All these are big gains. The incremental revenues of less than PHP35 billion, however, will fall short of the desired goal of the Executive, especially the Department of Health. But the victory must primarily be seen from the perspective of the great health impact (especially the significant reduction of smoking prevalence and the associated economic costs) and the long-term institutional impact of the reform.
The members of the bicameral conference thus deserve praise for having made these agreements.
The bicameral conference’s unfinished business is limited to the issue of earmarking. We trust that the bicameral conference will be guided by the principle that any earmarking be flexible, efficient, and aligned to the priority programs of the Department of Health and PhilHealth. As a rule, the fixed and exaggerated allocations that Senator Recto insists on violate such principles.
Still and all, the reform advocates cannot count the chickens before they are hatched. Bantay Bicam! Remains a watchword.

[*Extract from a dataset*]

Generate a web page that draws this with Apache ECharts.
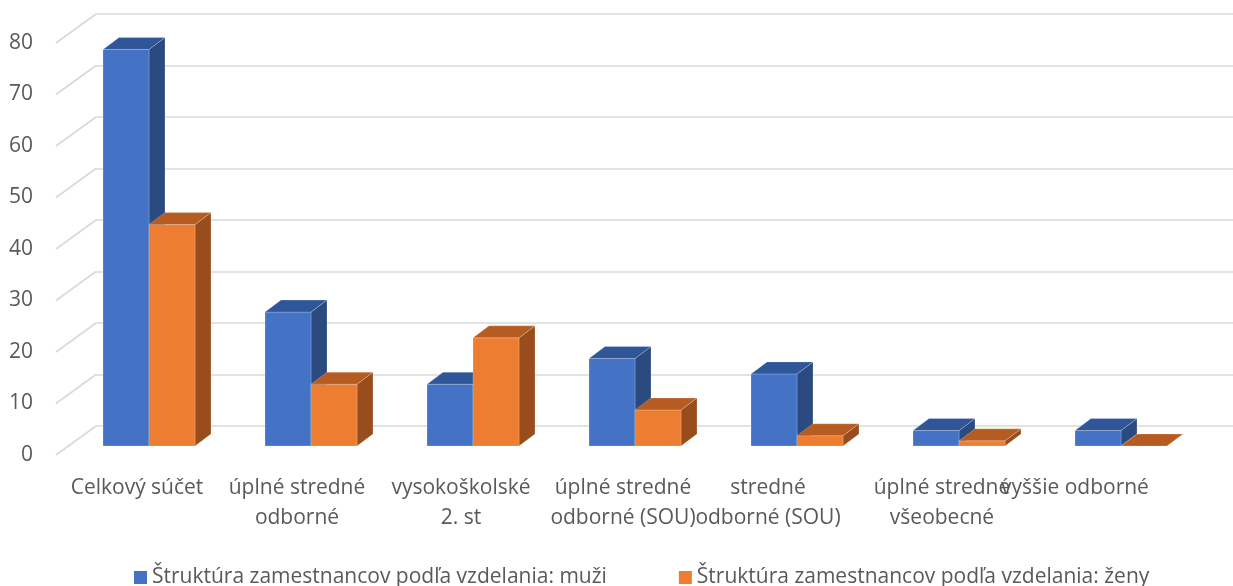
<!DOCTYPE html>
<html>
<head>
<meta charset="utf-8">
<script src="https://cdn.jsdelivr.net/npm/echarts@6/dist/echarts.min.js"></script>
<style>
  html, body { margin: 0; padding: 0; background: #fff; }
  #chart { width: 1233px; height: 586px; }
</style>
</head>
<body>
<div id="chart"></div>
<script>
// kategórie (vzdelanie)
var categories = ['Celkový súčet', 'úplné stredné odborné', 'vysokoškolské 2. st',
    'úplné stredné odborné (SOU)', 'stredné odborné (SOU)', 'úplné stredné všeobecné', 'vyššie odborné'];
// popisky osi x, zalomené ako v Exceli
var tickLabels = ['Celkový súčet', 'úplné stredné\nodborné', 'vysokoškolské\n2. st',
    'úplné stredné\nodborné (SOU)', 'stredné\nodborné (SOU)', 'úplné stredné\nvšeobecné', 'vyššie odborné'];
var seriesNames = ['Štruktúra zamestnancov podľa vzdelania: muži', 'Štruktúra zamestnancov podľa vzdelania: ženy'];
var muzi = [77, 26, 12, 17, 14, 3, 3];
var zeny = [43, 12, 21, 7, 2, 1, 0];
var yTicks = [0, 10, 20, 30, 40, 50, 60, 70, 80];

// farby: predná stena, vrch, bok
var faces = [
    { front: '#4472C4', top: '#30569A', side: '#2B4A7F' },
    { front: '#ED7D31', top: '#B65C22', side: '#9A4D1C' }
];
var textColor = '#595959';
var font = 'Open Sans';
// posun popiskov (Excel ich v 3D neumiestňuje rovnomerne)
var labelShift = [0, -2, 0, 0, -17, -5, -34];
var depthX = 16, depthY = 12;     // hĺbka stĺpca
var wallX = 40, wallY = 29;       // posun zadnej steny

var chart = echarts.init(document.getElementById('chart'));

function barItem(s) {
    return function (params, api) {
        var i = api.value(0);
        var v = api.value(1);
        var band = api.size([1, 0])[0];
        var w = band * 46 / 162;
        var base = api.coord([i, 0]);
        var top = api.coord([i, v]);
        var x0 = base[0] + (s === 0 ? -w : 0);
        var x1 = x0 + w;
        var ty = top[1], by = base[1];
        var f = faces[s];
        var edge = { stroke: 'rgba(255,255,255,0.35)', lineWidth: 0.6 };
        return {
            type: 'group',
            children: [
                { type: 'polygon', shape: { points: [[x1, ty], [x1 + depthX, ty - depthY], [x1 + depthX, by - depthY], [x1, by]] },
                  style: Object.assign({ fill: f.side }, edge) },
                { type: 'rect', shape: { x: x0, y: ty, width: w, height: by - ty },
                  style: Object.assign({ fill: f.front }, edge) },
                { type: 'polygon', shape: { points: [[x0, ty], [x1, ty], [x1 + depthX, ty - depthY], [x0 + depthX, ty - depthY]] },
                  style: Object.assign({ fill: f.top }, edge) }
            ]
        };
    };
}

var rich = {};
for (var k = 0; k < tickLabels.length; k++) {
    rich['s' + k] = {
        fontFamily: font, fontSize: 21, color: textColor, lineHeight: 30,
        padding: [0, -2 * labelShift[k], 0, 0]
    };
}

var option = {
    animation: false,
    backgroundColor: '#fff',
    legend: {
        data: seriesNames,
        left: 129,
        top: 562,
        itemWidth: 13,
        itemHeight: 13,
        itemGap: 72,
        icon: 'rect',
        textStyle: { fontFamily: font, fontSize: 21, color: textColor }
    },
    grid: [
        // predná rovina s popiskami
        { left: 56, right: 43, top: 43, bottom: 131 },
        // zadná stena s mriežkou
        { left: 96, right: 0, top: 14, bottom: 160 },
        // rovina stĺpcov
        { left: 68, right: 31, top: 34, bottom: 140 }
    ],
    xAxis: [
        {
            gridIndex: 0, type: 'category', data: tickLabels,
            axisLine: { show: false }, axisTick: { show: false },
            axisLabel: {
                interval: 0, margin: 18,
                fontFamily: font, fontSize: 21, color: textColor, lineHeight: 30,
                formatter: function (val, idx) { return '{s' + idx + '|' + val + '}'; },
                rich: rich
            }
        },
        { gridIndex: 1, type: 'value', min: 0, max: 1, show: false },
        { gridIndex: 2, type: 'category', data: categories, show: false }
    ],
    yAxis: [
        {
            gridIndex: 0, type: 'value', min: 0, max: 80, interval: 10,
            axisLine: { show: false }, axisTick: { show: false }, splitLine: { show: false },
            axisLabel: { margin: 23, fontFamily: font, fontSize: 21, color: textColor }
        },
        {
            gridIndex: 1, type: 'value', min: 0, max: 80, interval: 10,
            axisLine: { show: false }, axisTick: { show: false }, axisLabel: { show: false },
            splitLine: { lineStyle: { color: '#D9D9D9', width: 1.6 } }
        },
        { gridIndex: 2, type: 'value', min: 0, max: 80, show: false }
    ],
    series: [
        {
            // šikmé čiary ľavej steny
            type: 'custom', xAxisIndex: 1, yAxisIndex: 1, silent: true,
            data: yTicks.map(function (t) { return [0, t]; }),
            renderItem: function (params, api) {
                var p = api.coord([0, api.value(1)]);
                return {
                    type: 'line',
                    shape: { x1: p[0] - wallX, y1: p[1] + wallY, x2: p[0], y2: p[1] },
                    style: { stroke: '#D9D9D9', lineWidth: 1.6 }
                };
            }
        },
        {
            name: seriesNames[0], type: 'custom', xAxisIndex: 2, yAxisIndex: 2,
            itemStyle: { color: faces[0].front },
            data: muzi.map(function (v, i) { return [i, v]; }),
            renderItem: barItem(0)
        },
        {
            name: seriesNames[1], type: 'custom', xAxisIndex: 2, yAxisIndex: 2,
            itemStyle: { color: faces[1].front },
            data: zeny.map(function (v, i) { return [i, v]; }),
            renderItem: barItem(1)
        }
    ]
};

chart.setOption(option);
</script>
</body>
</html>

Reports are circulating that some members of the bicameral conference want to re-open the talks on the issues that have already been agreed upon. This must be rejected.
The bicameral conference has locked in the reforms enumerated above. Since the media have informed public on these reforms that have been agreed upon, the hands of members of the bicameral conference are tied.
Any backward step, any dilution of these reforms will create an upheaval, the impact of which will be far greater than the storm that led to Recto’s resignation as Chair of the Senate ways and means committee.
Not only will a reversal create outrage in the coalition composed of hundred of thousands of doctors and nurses, former Cabinet officials, economic reform and good government advocates, tobacco-control activists, and the basic sector organizations, representing the millions of the poor. It will also provoke the government reformers, including the President, who have used their political capital to advance these reforms.It will disturb he international community, which has high expectations that growth will be sustained by reforms like the sin tax.
Violating the agreements will be an embarrassment to the bicameral conference members, to the Senate and the House, especially their leadership.
Any attempt to disrupt the agreements can mean only one thing. That a few traditional politicians will follow vested interests even if this means sabotaging a crowning achievement for this country to put in place fiscal, health and institutional reforms.